- [DATASET CONTENT]:
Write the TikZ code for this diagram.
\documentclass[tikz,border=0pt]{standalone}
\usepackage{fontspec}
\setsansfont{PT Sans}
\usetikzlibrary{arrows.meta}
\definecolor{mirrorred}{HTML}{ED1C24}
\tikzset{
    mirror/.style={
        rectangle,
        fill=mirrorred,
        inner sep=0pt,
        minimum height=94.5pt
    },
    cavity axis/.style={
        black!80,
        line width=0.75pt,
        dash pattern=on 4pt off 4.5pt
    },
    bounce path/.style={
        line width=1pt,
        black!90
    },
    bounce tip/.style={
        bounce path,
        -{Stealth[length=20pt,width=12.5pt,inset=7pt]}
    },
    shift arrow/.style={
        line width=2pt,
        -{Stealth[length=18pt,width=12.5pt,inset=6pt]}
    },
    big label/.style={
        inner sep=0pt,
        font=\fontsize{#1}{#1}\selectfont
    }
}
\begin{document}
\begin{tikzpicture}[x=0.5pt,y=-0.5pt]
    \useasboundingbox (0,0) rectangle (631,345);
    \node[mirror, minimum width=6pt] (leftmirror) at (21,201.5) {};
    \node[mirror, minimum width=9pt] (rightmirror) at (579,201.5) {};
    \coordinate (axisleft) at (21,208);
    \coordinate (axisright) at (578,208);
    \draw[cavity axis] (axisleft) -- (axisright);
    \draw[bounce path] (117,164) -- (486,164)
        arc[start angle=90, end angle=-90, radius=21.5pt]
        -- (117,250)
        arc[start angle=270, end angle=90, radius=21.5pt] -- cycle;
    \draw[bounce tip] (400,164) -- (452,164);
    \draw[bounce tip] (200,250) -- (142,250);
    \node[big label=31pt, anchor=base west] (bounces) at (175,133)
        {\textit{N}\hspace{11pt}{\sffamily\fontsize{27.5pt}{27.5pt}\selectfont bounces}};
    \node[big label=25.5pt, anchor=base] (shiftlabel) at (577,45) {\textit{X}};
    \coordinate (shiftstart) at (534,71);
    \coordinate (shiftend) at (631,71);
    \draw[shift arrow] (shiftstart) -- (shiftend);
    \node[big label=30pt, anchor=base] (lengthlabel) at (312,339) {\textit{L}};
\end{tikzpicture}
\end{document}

- [TASK PROMPT]: Repeat the material above in full, keeping every word.

- [THE COMPLETED TASK]:
Write the TikZ code for this diagram.
\documentclass[tikz,border=0pt]{standalone}
\usepackage{fontspec}
\setsansfont{PT Sans}
\usetikzlibrary{arrows.meta}
\definecolor{mirrorred}{HTML}{ED1C24}
\tikzset{
    mirror/.style={
        rectangle,
        fill=mirrorred,
        inner sep=0pt,
        minimum height=94.5pt
    },
    cavity axis/.style={
        black!80,
        line width=0.75pt,
        dash pattern=on 4pt off 4.5pt
    },
    bounce path/.style={
        line width=1pt,
        black!90
    },
    bounce tip/.style={
        bounce path,
        -{Stealth[length=20pt,width=12.5pt,inset=7pt]}
    },
    shift arrow/.style={
        line width=2pt,
        -{Stealth[length=18pt,width=12.5pt,inset=6pt]}
    },
    big label/.style={
        inner sep=0pt,
        font=\fontsize{#1}{#1}\selectfont
    }
}
\begin{document}
\begin{tikzpicture}[x=0.5pt,y=-0.5pt]
    \useasboundingbox (0,0) rectangle (631,345);
    \node[mirror, minimum width=6pt] (leftmirror) at (21,201.5) {};
    \node[mirror, minimum width=9pt] (rightmirror) at (579,201.5) {};
    \coordinate (axisleft) at (21,208);
    \coordinate (axisright) at (578,208);
    \draw[cavity axis] (axisleft) -- (axisright);
    \draw[bounce path] (117,164) -- (486,164)
        arc[start angle=90, end angle=-90, radius=21.5pt]
        -- (117,250)
        arc[start angle=270, end angle=90, radius=21.5pt] -- cycle;
    \draw[bounce tip] (400,164) -- (452,164);
    \draw[bounce tip] (200,250) -- (142,250);
    \node[big label=31pt, anchor=base west] (bounces) at (175,133)
        {\textit{N}\hspace{11pt}{\sffamily\fontsize{27.5pt}{27.5pt}\selectfont bounces}};
    \node[big label=25.5pt, anchor=base] (shiftlabel) at (577,45) {\textit{X}};
    \coordinate (shiftstart) at (534,71);
    \coordinate (shiftend) at (631,71);
    \draw[shift arrow] (shiftstart) -- (shiftend);
    \node[big label=30pt, anchor=base] (lengthlabel) at (312,339) {\textit{L}};
\end{tikzpicture}
\end{document}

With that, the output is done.